Exercise >> Leave out the pictures and repeat exactly the lines between the one containing "Write the Plotly code for this chart." and the one containing "quarters = [1, 2, 3, 4]", inclusive.

Input for this task >>
★ ★ ★ ★ ★

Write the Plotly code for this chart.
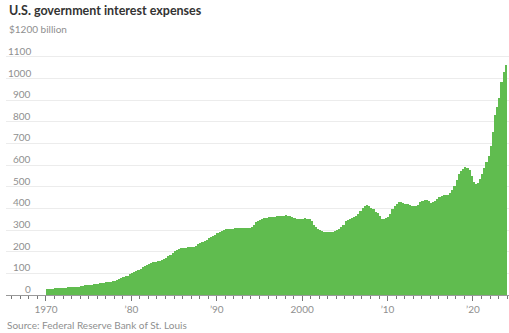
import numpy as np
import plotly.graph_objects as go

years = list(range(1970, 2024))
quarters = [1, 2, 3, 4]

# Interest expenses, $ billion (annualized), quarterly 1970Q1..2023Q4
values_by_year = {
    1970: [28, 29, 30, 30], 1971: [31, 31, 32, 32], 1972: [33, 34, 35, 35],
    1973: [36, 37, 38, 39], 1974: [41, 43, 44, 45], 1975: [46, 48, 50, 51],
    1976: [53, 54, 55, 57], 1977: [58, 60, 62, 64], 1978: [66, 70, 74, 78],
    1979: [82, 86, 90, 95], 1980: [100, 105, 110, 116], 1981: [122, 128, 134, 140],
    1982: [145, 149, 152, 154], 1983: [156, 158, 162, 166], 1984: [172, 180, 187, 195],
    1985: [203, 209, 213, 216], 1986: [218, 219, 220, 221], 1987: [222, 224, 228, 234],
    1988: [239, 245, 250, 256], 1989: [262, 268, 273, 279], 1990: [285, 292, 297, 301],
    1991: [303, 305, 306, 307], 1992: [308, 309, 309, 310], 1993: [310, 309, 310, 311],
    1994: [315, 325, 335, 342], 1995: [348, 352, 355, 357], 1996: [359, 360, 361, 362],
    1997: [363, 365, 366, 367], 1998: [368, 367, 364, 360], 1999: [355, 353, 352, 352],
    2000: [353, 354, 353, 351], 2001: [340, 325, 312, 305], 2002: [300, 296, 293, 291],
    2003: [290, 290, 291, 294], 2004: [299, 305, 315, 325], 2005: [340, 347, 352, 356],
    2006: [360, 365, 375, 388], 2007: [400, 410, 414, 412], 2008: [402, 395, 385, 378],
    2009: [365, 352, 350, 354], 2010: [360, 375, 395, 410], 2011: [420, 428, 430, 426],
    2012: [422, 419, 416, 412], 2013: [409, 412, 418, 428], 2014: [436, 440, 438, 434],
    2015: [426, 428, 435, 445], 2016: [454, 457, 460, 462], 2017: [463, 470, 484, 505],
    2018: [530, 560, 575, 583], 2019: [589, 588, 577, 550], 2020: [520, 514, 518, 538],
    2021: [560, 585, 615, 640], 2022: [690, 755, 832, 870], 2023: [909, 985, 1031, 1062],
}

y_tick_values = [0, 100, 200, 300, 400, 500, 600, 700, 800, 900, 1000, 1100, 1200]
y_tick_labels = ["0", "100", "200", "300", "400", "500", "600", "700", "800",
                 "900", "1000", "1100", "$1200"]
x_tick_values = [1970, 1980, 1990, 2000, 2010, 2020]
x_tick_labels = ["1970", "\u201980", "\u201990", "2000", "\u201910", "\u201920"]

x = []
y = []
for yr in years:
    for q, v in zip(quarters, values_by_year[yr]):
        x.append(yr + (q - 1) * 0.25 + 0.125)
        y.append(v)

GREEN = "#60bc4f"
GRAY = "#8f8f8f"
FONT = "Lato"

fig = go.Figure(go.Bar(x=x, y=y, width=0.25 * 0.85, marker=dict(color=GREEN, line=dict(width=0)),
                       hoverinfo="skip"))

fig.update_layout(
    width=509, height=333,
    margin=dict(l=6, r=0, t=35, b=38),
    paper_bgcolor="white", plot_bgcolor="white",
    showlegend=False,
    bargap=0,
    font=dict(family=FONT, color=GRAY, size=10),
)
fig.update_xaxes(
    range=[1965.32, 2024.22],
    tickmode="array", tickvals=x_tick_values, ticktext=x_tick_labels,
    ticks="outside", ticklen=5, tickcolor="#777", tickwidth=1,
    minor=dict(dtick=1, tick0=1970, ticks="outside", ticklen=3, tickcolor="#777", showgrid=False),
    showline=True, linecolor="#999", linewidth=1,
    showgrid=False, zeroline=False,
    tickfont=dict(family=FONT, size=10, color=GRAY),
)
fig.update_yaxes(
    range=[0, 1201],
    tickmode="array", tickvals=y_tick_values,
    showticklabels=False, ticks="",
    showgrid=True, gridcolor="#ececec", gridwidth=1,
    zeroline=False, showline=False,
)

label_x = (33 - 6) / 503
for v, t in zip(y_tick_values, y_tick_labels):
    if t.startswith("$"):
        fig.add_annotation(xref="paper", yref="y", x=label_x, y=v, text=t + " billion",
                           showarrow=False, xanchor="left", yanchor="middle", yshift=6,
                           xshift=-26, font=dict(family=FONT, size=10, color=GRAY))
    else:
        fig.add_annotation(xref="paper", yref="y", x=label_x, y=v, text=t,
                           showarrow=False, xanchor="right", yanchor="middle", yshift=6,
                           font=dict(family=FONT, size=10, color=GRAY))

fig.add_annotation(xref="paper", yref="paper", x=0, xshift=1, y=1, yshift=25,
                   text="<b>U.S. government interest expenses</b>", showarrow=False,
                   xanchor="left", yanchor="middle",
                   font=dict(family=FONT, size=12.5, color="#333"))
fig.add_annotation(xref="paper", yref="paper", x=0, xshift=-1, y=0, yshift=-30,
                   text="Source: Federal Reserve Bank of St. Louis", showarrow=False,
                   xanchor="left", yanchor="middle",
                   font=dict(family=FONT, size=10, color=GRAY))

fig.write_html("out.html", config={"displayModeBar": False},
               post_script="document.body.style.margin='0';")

★ ★ ★ ★ ★

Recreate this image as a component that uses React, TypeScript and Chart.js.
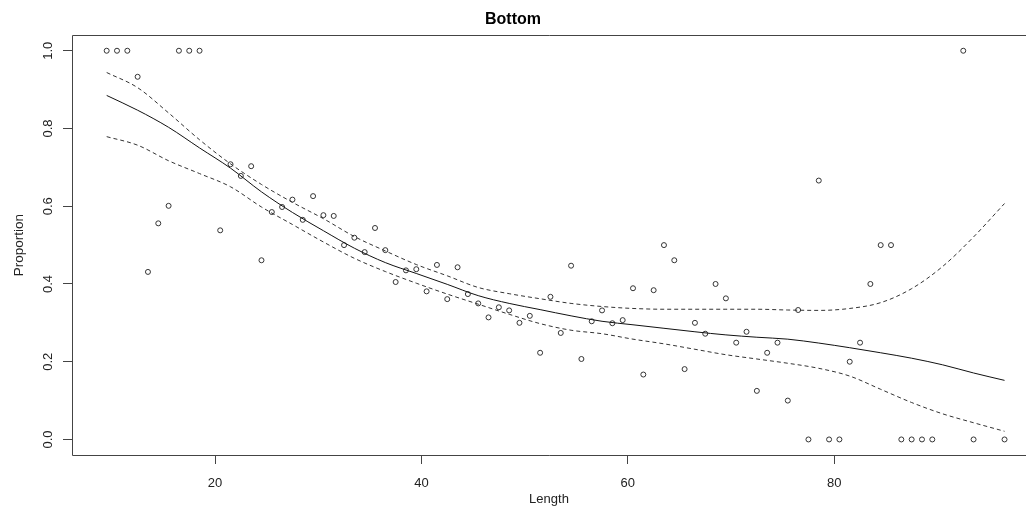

★ ★ ★ ★ ★

Answer to this task >>
Write the Plotly code for this chart.
import numpy as np
import plotly.graph_objects as go

years = list(range(1970, 2024))
quarters = [1, 2, 3, 4]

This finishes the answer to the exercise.